■ **Working data**
• • • • •

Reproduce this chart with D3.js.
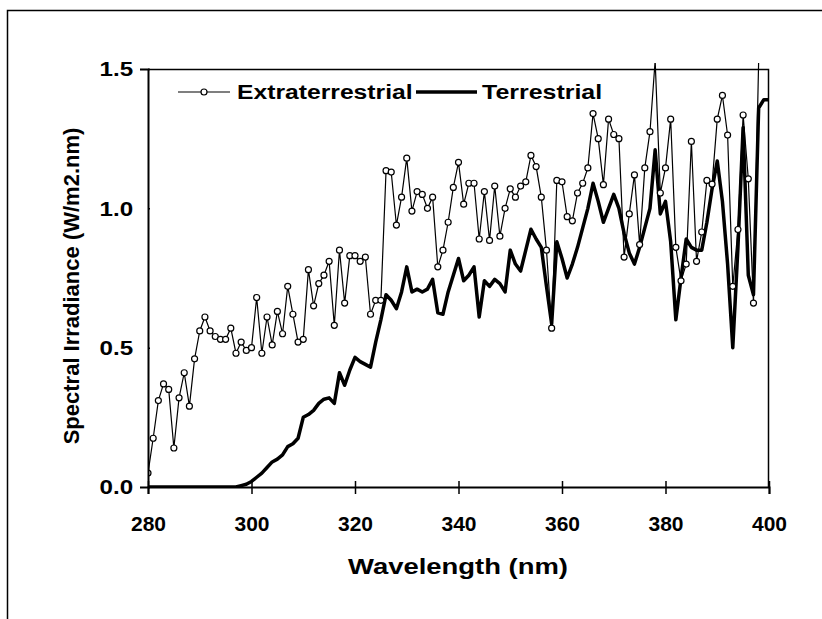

• • • • •

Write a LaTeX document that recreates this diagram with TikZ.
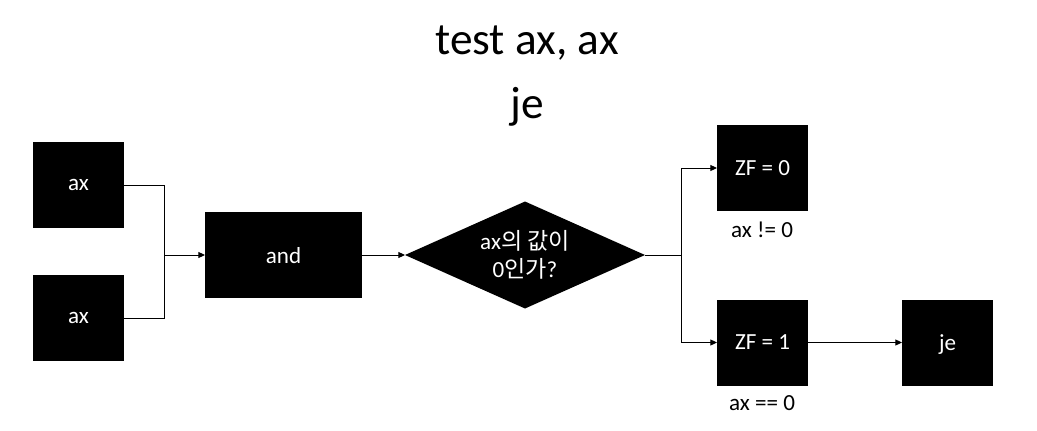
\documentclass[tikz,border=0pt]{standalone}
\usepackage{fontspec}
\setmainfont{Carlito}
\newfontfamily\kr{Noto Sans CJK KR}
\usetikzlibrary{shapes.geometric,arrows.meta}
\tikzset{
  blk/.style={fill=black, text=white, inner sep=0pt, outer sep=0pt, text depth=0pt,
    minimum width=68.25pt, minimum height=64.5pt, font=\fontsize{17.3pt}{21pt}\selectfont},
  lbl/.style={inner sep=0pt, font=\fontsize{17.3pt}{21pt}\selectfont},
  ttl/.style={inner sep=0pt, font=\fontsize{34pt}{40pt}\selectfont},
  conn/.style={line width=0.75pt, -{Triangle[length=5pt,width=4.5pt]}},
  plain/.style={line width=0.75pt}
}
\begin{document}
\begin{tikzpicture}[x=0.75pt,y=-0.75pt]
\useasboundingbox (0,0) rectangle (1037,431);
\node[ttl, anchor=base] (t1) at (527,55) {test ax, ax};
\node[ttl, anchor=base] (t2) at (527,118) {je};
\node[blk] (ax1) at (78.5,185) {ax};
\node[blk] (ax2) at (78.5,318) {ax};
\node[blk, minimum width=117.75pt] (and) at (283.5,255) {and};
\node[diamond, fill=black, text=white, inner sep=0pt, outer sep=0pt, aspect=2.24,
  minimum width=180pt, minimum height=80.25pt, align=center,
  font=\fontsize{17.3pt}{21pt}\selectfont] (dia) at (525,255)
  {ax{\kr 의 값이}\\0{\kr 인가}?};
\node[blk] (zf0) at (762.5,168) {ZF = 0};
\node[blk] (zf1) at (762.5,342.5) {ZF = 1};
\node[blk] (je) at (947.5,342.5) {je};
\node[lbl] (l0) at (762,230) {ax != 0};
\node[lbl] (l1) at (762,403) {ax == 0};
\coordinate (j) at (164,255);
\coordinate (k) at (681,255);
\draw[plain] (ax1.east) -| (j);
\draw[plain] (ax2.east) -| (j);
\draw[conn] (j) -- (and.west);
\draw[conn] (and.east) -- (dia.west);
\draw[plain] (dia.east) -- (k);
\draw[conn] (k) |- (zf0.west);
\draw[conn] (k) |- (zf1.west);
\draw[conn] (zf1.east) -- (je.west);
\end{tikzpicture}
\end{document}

• • • • •

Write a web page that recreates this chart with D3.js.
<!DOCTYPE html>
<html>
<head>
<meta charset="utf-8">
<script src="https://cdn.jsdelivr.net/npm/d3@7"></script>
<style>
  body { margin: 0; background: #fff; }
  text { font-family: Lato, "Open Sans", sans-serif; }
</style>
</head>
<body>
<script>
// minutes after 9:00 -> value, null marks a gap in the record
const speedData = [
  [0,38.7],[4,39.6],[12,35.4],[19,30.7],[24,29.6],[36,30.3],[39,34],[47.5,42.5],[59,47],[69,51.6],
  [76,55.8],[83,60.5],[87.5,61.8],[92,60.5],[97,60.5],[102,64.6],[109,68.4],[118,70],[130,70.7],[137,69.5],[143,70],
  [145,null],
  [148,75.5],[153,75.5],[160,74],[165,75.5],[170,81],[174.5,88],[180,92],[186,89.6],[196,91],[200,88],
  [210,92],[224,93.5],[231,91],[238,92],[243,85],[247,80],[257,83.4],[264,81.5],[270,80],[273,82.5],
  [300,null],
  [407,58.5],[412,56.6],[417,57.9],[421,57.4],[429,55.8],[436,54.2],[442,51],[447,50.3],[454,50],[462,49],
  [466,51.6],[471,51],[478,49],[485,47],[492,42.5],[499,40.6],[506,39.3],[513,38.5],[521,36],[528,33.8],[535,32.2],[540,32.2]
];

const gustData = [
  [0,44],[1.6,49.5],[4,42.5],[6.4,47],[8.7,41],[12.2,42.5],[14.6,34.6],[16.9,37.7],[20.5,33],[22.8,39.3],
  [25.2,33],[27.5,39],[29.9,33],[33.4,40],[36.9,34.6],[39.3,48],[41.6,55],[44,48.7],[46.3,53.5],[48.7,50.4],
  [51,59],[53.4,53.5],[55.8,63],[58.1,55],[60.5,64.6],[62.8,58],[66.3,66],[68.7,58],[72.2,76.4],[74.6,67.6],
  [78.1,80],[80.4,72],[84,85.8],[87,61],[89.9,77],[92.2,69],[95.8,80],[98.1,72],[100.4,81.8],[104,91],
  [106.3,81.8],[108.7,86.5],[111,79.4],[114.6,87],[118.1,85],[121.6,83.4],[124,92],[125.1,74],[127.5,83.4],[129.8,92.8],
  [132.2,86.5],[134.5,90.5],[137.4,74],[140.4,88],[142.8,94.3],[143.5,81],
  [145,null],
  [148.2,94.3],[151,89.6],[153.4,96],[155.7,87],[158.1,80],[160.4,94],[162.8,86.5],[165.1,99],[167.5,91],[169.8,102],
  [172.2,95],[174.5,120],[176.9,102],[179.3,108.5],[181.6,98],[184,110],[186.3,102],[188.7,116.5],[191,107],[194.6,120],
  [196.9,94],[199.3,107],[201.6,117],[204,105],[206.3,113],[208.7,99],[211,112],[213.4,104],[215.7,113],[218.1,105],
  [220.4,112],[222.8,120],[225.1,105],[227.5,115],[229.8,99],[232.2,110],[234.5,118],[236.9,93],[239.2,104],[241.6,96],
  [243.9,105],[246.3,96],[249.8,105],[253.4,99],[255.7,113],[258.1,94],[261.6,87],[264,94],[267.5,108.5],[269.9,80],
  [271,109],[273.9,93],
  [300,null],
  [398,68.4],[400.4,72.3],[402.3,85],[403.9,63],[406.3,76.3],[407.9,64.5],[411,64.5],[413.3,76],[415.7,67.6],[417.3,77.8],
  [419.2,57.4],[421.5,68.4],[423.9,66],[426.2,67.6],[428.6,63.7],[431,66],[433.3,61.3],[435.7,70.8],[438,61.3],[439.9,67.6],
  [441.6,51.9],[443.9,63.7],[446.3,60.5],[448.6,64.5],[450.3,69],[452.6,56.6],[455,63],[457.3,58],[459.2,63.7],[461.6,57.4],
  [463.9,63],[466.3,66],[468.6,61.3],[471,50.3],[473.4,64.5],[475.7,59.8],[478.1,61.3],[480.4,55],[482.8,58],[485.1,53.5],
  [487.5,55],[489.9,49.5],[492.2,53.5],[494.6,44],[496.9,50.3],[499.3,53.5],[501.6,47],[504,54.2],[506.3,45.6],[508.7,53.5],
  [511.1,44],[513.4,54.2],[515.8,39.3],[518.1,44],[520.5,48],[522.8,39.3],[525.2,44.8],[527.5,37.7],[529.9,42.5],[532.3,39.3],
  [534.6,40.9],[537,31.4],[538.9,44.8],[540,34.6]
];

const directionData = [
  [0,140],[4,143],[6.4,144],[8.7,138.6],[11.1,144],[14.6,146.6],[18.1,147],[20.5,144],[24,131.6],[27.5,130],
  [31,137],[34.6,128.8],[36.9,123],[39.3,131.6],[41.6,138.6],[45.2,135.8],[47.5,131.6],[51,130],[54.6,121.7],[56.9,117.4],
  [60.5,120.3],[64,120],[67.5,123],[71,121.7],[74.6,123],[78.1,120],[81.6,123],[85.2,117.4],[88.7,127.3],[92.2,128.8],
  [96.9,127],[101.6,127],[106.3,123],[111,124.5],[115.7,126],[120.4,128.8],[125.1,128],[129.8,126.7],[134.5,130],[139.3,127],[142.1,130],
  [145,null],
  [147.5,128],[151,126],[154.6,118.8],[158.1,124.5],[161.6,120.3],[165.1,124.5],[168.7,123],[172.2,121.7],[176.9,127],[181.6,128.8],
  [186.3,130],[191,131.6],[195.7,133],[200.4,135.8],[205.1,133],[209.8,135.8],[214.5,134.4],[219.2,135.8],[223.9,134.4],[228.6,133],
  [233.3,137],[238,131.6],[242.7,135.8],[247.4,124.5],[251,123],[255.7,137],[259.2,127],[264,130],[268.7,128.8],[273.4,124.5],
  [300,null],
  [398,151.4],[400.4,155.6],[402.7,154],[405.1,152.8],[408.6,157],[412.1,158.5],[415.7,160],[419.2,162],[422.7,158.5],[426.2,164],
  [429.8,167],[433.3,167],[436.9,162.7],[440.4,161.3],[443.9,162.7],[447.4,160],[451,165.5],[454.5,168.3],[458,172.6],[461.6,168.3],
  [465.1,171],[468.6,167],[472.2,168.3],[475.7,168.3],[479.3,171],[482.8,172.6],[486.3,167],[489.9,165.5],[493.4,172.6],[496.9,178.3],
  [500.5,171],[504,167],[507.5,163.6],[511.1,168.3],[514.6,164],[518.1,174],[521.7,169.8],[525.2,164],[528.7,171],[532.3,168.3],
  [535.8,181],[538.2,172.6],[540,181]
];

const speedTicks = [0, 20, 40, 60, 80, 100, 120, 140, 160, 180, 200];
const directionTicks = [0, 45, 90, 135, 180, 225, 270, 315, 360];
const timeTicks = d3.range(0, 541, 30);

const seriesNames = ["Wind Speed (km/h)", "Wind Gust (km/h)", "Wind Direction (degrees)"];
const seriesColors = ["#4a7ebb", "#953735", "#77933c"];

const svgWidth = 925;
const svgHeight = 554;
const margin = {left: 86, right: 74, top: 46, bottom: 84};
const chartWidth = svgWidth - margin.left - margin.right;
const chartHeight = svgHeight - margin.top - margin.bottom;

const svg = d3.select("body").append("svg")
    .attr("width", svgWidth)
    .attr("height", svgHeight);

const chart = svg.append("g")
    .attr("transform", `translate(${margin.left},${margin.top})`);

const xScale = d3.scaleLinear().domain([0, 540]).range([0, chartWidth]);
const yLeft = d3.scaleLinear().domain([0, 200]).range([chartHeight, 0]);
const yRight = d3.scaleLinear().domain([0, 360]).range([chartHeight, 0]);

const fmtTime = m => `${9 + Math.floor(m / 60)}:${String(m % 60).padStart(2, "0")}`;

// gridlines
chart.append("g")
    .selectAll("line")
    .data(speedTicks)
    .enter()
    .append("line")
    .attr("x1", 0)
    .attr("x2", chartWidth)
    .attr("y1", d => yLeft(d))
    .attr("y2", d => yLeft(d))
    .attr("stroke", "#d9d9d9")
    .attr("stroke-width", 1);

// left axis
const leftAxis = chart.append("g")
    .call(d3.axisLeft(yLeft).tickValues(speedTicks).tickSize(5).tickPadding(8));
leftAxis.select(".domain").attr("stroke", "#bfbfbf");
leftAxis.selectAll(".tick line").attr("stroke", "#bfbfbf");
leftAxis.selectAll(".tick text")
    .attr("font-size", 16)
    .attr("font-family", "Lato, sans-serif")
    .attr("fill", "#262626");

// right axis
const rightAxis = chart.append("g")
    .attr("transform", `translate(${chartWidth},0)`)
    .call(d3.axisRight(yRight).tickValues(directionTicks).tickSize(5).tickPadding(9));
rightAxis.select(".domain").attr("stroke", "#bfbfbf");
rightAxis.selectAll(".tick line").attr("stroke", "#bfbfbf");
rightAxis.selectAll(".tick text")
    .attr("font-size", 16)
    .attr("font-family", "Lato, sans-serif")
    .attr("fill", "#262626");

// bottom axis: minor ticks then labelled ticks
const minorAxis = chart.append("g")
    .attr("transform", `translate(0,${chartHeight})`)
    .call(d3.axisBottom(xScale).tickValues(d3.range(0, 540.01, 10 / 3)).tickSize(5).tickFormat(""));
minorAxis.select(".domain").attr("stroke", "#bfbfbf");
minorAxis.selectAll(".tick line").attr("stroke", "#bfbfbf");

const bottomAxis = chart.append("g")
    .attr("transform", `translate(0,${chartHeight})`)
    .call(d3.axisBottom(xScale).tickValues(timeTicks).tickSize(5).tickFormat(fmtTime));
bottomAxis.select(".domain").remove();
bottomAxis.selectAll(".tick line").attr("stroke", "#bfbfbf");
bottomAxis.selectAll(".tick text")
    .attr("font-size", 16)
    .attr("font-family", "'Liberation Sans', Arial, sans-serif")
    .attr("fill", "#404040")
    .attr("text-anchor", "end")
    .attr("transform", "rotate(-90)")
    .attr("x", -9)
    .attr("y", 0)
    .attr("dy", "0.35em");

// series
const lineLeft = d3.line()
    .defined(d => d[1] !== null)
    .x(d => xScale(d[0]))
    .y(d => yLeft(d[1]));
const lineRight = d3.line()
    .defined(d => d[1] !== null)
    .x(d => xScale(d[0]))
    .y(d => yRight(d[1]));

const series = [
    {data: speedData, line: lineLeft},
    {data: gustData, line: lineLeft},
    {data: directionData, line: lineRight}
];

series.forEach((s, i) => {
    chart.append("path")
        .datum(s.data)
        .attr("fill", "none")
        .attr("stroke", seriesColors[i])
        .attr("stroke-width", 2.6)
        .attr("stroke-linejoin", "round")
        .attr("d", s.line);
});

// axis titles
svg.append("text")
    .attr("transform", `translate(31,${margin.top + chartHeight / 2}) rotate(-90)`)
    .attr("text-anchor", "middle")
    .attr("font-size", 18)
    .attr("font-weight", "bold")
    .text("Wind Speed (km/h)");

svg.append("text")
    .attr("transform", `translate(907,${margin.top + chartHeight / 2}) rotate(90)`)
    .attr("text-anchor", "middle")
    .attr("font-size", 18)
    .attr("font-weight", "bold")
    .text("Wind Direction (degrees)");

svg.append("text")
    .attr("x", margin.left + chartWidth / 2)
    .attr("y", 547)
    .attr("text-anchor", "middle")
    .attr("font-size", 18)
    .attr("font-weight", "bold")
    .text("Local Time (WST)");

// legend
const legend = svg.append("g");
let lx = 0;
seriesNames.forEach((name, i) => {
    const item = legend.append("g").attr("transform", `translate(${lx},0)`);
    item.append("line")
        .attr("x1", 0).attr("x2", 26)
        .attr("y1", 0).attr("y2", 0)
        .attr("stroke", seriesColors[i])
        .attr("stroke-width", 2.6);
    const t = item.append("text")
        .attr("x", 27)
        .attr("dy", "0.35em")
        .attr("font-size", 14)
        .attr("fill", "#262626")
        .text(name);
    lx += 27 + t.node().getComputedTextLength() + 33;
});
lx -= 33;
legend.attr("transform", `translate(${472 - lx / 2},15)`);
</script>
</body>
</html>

• • • • •

■ **Given problem**
In the entries above, find lines with "that" and copy each.

■ **Response to the task**
Write a LaTeX document that recreates this diagram with TikZ.
Write a web page that recreates this chart with D3.js.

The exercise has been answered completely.